**Goal**
Each entry that follows is to be retyped exactly. Pictures do not belong in the copy.

**Records for the task**

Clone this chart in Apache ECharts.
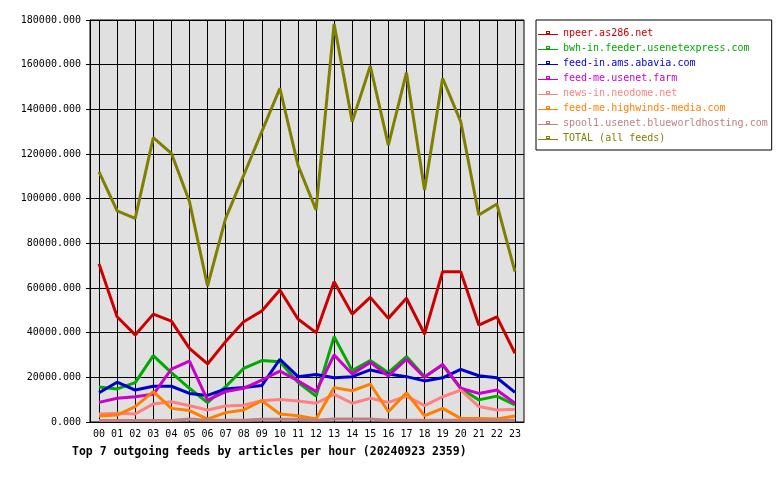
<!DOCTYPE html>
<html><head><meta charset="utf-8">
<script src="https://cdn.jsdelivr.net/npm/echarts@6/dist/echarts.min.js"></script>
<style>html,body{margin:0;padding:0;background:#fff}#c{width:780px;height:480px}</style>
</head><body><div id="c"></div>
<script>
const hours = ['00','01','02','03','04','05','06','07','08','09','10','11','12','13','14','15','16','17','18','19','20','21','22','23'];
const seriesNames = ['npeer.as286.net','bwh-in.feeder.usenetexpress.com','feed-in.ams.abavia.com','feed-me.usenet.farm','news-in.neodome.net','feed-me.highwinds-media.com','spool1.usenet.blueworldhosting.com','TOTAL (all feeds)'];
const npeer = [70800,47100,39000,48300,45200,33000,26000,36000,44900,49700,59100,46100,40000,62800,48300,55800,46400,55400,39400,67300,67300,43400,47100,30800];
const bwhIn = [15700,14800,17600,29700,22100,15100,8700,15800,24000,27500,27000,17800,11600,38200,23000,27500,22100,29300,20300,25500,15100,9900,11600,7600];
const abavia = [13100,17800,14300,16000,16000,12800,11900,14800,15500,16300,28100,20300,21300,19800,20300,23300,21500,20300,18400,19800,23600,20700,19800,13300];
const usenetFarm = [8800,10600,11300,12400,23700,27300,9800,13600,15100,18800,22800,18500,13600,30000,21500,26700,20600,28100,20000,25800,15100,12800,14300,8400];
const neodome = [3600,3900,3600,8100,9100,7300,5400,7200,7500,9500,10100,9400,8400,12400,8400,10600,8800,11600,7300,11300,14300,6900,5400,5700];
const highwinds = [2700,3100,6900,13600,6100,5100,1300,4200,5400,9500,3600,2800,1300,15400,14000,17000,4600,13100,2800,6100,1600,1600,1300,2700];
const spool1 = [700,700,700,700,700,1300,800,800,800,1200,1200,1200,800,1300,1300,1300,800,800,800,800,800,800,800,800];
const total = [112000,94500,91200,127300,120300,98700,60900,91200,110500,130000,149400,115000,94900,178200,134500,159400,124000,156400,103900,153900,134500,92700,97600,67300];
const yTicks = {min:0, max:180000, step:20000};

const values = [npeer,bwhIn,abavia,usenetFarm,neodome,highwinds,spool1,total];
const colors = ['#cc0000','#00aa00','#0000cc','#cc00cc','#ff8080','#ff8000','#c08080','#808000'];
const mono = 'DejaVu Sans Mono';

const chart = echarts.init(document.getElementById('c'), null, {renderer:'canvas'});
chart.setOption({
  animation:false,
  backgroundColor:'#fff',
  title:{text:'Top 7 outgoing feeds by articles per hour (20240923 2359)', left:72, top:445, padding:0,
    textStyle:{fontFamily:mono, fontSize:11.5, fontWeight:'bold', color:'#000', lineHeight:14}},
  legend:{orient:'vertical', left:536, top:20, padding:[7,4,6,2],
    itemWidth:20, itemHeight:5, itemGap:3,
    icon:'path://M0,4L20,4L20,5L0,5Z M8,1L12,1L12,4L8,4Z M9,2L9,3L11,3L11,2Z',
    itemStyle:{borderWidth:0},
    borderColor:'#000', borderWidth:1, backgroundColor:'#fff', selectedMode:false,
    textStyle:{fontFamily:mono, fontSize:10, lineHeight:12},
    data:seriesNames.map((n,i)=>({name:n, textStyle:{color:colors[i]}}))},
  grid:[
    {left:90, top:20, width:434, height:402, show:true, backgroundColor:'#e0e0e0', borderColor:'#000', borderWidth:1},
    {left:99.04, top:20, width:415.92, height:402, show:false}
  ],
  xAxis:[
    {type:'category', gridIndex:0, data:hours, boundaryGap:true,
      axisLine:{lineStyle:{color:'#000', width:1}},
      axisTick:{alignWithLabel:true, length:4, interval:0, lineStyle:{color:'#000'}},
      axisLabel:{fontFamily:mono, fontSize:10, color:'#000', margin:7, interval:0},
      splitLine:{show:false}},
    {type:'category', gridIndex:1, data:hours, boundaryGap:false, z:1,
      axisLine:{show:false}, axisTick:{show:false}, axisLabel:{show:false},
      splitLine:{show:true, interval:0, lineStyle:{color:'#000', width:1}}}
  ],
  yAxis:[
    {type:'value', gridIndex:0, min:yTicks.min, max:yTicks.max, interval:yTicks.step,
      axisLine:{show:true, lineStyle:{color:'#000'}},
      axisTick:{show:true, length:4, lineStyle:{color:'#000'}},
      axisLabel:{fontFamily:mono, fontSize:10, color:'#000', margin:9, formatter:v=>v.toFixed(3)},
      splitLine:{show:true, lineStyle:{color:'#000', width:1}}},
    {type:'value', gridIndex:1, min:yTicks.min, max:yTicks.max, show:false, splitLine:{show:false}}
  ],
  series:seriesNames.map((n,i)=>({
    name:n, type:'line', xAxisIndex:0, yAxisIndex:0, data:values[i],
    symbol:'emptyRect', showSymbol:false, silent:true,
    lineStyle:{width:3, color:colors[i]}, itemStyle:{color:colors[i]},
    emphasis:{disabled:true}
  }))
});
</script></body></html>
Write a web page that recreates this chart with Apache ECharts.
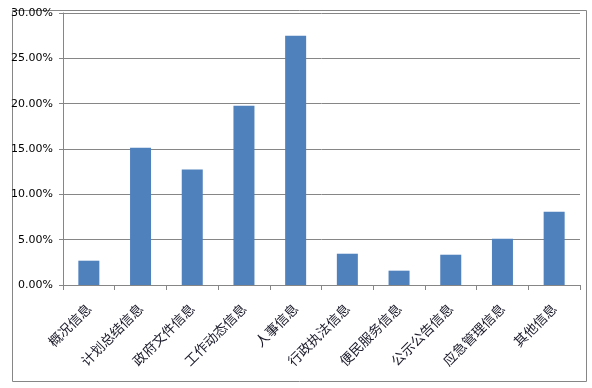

**Expected output**
Clone this chart in Apache ECharts.
<!DOCTYPE html>
<html><head><meta charset="utf-8">
<script src="https://cdn.jsdelivr.net/npm/echarts@6/dist/echarts.min.js"></script>
<style>html,body{margin:0;padding:0;background:#fff}#c{width:780px;height:480px}</style>
</head><body><div id="c"></div>
<script>
const hours = ['00','01','02','03','04','05','06','07','08','09','10','11','12','13','14','15','16','17','18','19','20','21','22','23'];
const seriesNames = ['npeer.as286.net','bwh-in.feeder.usenetexpress.com','feed-in.ams.abavia.com','feed-me.usenet.farm','news-in.neodome.net','feed-me.highwinds-media.com','spool1.usenet.blueworldhosting.com','TOTAL (all feeds)'];
const npeer = [70800,47100,39000,48300,45200,33000,26000,36000,44900,49700,59100,46100,40000,62800,48300,55800,46400,55400,39400,67300,67300,43400,47100,30800];
const bwhIn = [15700,14800,17600,29700,22100,15100,8700,15800,24000,27500,27000,17800,11600,38200,23000,27500,22100,29300,20300,25500,15100,9900,11600,7600];
const abavia = [13100,17800,14300,16000,16000,12800,11900,14800,15500,16300,28100,20300,21300,19800,20300,23300,21500,20300,18400,19800,23600,20700,19800,13300];
const usenetFarm = [8800,10600,11300,12400,23700,27300,9800,13600,15100,18800,22800,18500,13600,30000,21500,26700,20600,28100,20000,25800,15100,12800,14300,8400];
const neodome = [3600,3900,3600,8100,9100,7300,5400,7200,7500,9500,10100,9400,8400,12400,8400,10600,8800,11600,7300,11300,14300,6900,5400,5700];
const highwinds = [2700,3100,6900,13600,6100,5100,1300,4200,5400,9500,3600,2800,1300,15400,14000,17000,4600,13100,2800,6100,1600,1600,1300,2700];
const spool1 = [700,700,700,700,700,1300,800,800,800,1200,1200,1200,800,1300,1300,1300,800,800,800,800,800,800,800,800];
const total = [112000,94500,91200,127300,120300,98700,60900,91200,110500,130000,149400,115000,94900,178200,134500,159400,124000,156400,103900,153900,134500,92700,97600,67300];
const yTicks = {min:0, max:180000, step:20000};

const values = [npeer,bwhIn,abavia,usenetFarm,neodome,highwinds,spool1,total];
const colors = ['#cc0000','#00aa00','#0000cc','#cc00cc','#ff8080','#ff8000','#c08080','#808000'];
const mono = 'DejaVu Sans Mono';

const chart = echarts.init(document.getElementById('c'), null, {renderer:'canvas'});
chart.setOption({
  animation:false,
  backgroundColor:'#fff',
  title:{text:'Top 7 outgoing feeds by articles per hour (20240923 2359)', left:72, top:445, padding:0,
    textStyle:{fontFamily:mono, fontSize:11.5, fontWeight:'bold', color:'#000', lineHeight:14}},
  legend:{orient:'vertical', left:536, top:20, padding:[7,4,6,2],
    itemWidth:20, itemHeight:5, itemGap:3,
    icon:'path://M0,4L20,4L20,5L0,5Z M8,1L12,1L12,4L8,4Z M9,2L9,3L11,3L11,2Z',
    itemStyle:{borderWidth:0},
    borderColor:'#000', borderWidth:1, backgroundColor:'#fff', selectedMode:false,
    textStyle:{fontFamily:mono, fontSize:10, lineHeight:12},
    data:seriesNames.map((n,i)=>({name:n, textStyle:{color:colors[i]}}))},
  grid:[
    {left:90, top:20, width:434, height:402, show:true, backgroundColor:'#e0e0e0', borderColor:'#000', borderWidth:1},
    {left:99.04, top:20, width:415.92, height:402, show:false}
  ],
  xAxis:[
    {type:'category', gridIndex:0, data:hours, boundaryGap:true,
      axisLine:{lineStyle:{color:'#000', width:1}},
      axisTick:{alignWithLabel:true, length:4, interval:0, lineStyle:{color:'#000'}},
      axisLabel:{fontFamily:mono, fontSize:10, color:'#000', margin:7, interval:0},
      splitLine:{show:false}},
    {type:'category', gridIndex:1, data:hours, boundaryGap:false, z:1,
      axisLine:{show:false}, axisTick:{show:false}, axisLabel:{show:false},
      splitLine:{show:true, interval:0, lineStyle:{color:'#000', width:1}}}
  ],
  yAxis:[
    {type:'value', gridIndex:0, min:yTicks.min, max:yTicks.max, interval:yTicks.step,
      axisLine:{show:true, lineStyle:{color:'#000'}},
      axisTick:{show:true, length:4, lineStyle:{color:'#000'}},
      axisLabel:{fontFamily:mono, fontSize:10, color:'#000', margin:9, formatter:v=>v.toFixed(3)},
      splitLine:{show:true, lineStyle:{color:'#000', width:1}}},
    {type:'value', gridIndex:1, min:yTicks.min, max:yTicks.max, show:false, splitLine:{show:false}}
  ],
  series:seriesNames.map((n,i)=>({
    name:n, type:'line', xAxisIndex:0, yAxisIndex:0, data:values[i],
    symbol:'emptyRect', showSymbol:false, silent:true,
    lineStyle:{width:3, color:colors[i]}, itemStyle:{color:colors[i]},
    emphasis:{disabled:true}
  }))
});
</script></body></html>
Write a web page that recreates this chart with Apache ECharts.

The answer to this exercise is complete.